Aynı zamanda halkımızın benimsediği dinî ve manevî değerleri aşağılamak anlamına gelmektedir. Şu da bilinmelidir ki, Diyanet İşleri Başkanlığı ve Başkanlığa bağlı Din İşleri Yüksek Kurulu, İslam dininin temel ilkeleri, kuralları ve amaçları konusunda halkımızı aydınlatmak için kanunun kendisine verdiği görev ve yetki çerçevesinde çalışmalarına devam edecektir" ifadeleri kullanıldı.
TARTIŞMA NASIL BAŞLADI?
Diyanet işleri Başkanı Ali Erbaş, cuma hutbesinde LGBTİ+'ları ve HIV pozitif kişileri hedef aldı. "İslam zinayı en büyük günah kabul ediyor" diyen Erbaş, "Lutiliği, eşcinselliği lanetliyor. Nedir bunun hikmeti? Hastalıkları beraberinde getirmesi ve nesli çürütmesidir bunun hikmeti" ifadesini kullandı.
"Yılda yüzbinlerce insan gayrı meşru ve nikahsız hayatın islami literatürdeki ismi 'zina' olan bu büyük haramın sebep olduğu HIV virüsüne maruz kalıyor" diyen Erbaş, "Geliniz bu tür kötülüklerden insanları korumak için birlikte hareket edelim" dedi.
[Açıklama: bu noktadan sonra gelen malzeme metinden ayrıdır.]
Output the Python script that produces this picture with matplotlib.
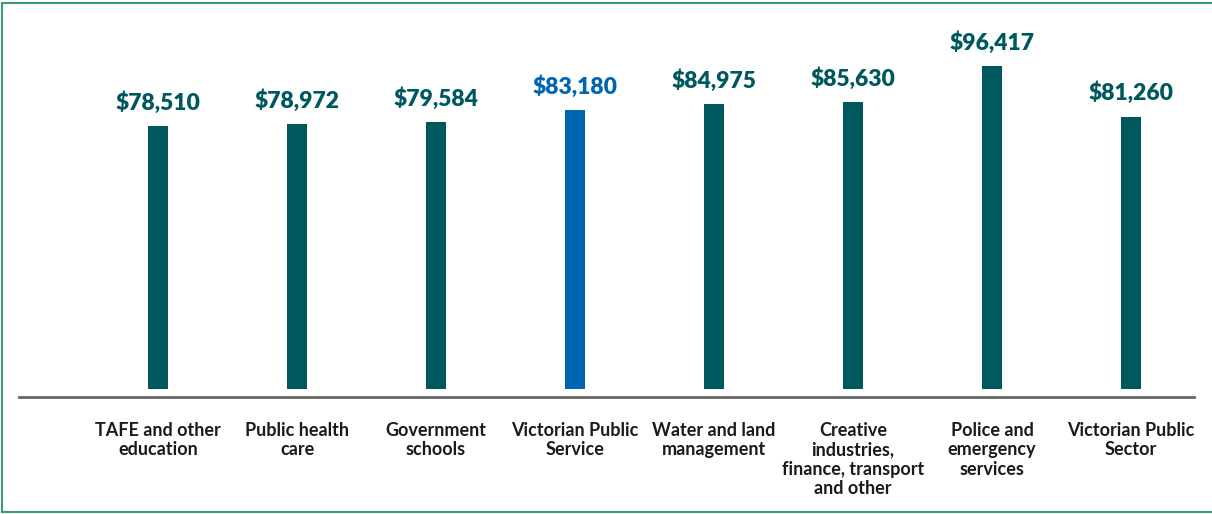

Erbaş'ın sözlerine tepki gösteren Ankara Barosu da yaptığı açıklamada, "Görevde olduğu süre boyunca çocuk tecavüzcülerine gözlerini kapatıp kadın düşmanlığının manevi zeminini dini söylemlerle meşrulaştırma çabası karşılığında maaş alan Diyanet İşleri Başkanı Ali Erbaş’ın deprem, LGBTİQ+, kadın ve çocuk söylemlerine rağmen halen görevde kalması durumunda, sonraki konuşmasında halkı ellerinde meşalelerle meydanlarda cadı diye kadın yakmaya davet etmesi kimseyi şaşırtmamalıdır" ifadelerini kullandı.
Adalet Bakanı Abdülhamit Gül ise Ankara Barosu'nun eleştirilerinin "kabul edilemez" olduğunu belirterek baroyu kınadı.
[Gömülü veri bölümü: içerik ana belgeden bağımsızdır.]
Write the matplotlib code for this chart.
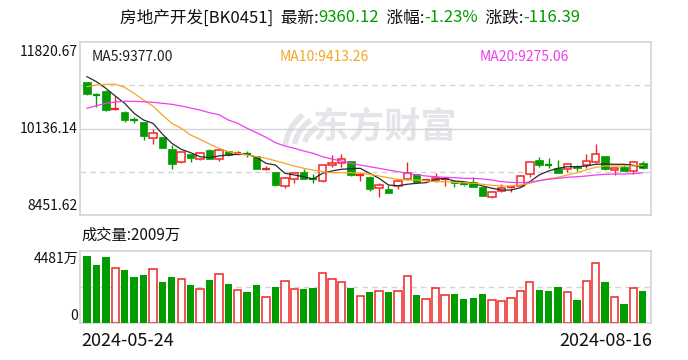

Ankara Cumhuriyet Başsavcılığı, Ali Erbaş'a ilişkin açıklaması nedeniyle Ankara Barosu hakkında "halkın bir kesiminin benimsediği dini değerleri aşağılama" suçundan re’sen soruşturma başlattı.
Diyanet İşleri Başkanlığı da Ankara Barosu yöneticileri hakkında 'Halkı kin ve düşmanlığa tahrik veya aşağılama', 'Nefret ve ayırımcılık' ve 'Hakaret' iddialarıyla suç duyurusunda bulundu.
Diyarbakır Cumhuriyet Başsavcılığı da Diyarbakır Barosu yöneticileri hakkında Diyanet İşleri Başkanı Ali Erbaş’a yönelik açıklama nedeniyle soruşturma başlattı.